The whole situation is numbing. People want to love Jay Cutler, want to give him their hearts, but there’s something stopping them. Is it his carefree shrug of an attitude? His decision-making? Whatever it is, it’s a trust issue.

Cutler’s statements and body language imply that there are no worries. His preseason performance and his league-leading 26 interceptions last season imply otherwise.

Experts continue to refer to him as a ”franchise quarterback.” If, by that, they mean he’s a quarterback who plays for a franchise, then, yes, he’s certainly one of those. But one of the best at his position?

Not now. Not yet. Not even close.

Smith is acutely concerned with appearances. He scoffed at early suggestions there would be tension between Cutler and new offensive coordinator Mike Martz, both strong personalities. But I’m starting to wonder if some tension might be a good thing for this team. Maybe it would light a fire under Cutler.

People want results

So far, QB and OC are locked in a mutual admiration society. Martz sees things in Cutler that aren’t visible to the naked eye. Cutler likes Martz’s mind. Fine. Great. But whether their relationship stays warm or turns cold, it’s put-up time, fellas.

Nobody wants glimpses of success out of the quarterback anymore. No one wants hints of potential. The faithful want results in exchange for two No. 1 draft picks and Kyle Orton. Is it asking too much to have a dominating Cutler and a departing head coach at the end of 2010?

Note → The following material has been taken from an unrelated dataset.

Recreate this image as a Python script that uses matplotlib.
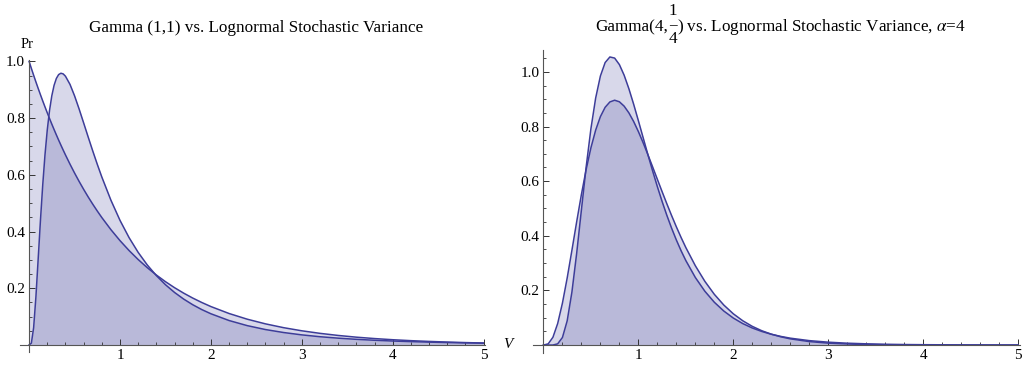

It probably is, given the state of the offensive line. Chris Williams is a fright at left tackle. Cutler’s physical well-being is at stake.

As for his mental well-being, he could be a shattered shell of his cocky self by Week 7.

This falls on Angelo, who hasn’t had a good preseason, in the way that the Hindenburg didn’t have a good 1937. He’s the one who drafted Williams in the first round two years ago. He’s the one who saw his two top picks from a year ago get cut. A safety who started 13 games last year for the Bears also got cut. If the current starting safeties were playing well, this wouldn’t be a whole lot. They’re not.


Bears fans have been blessed with an overabundance of raging enthusiasm. But that enthusiasm has met its match.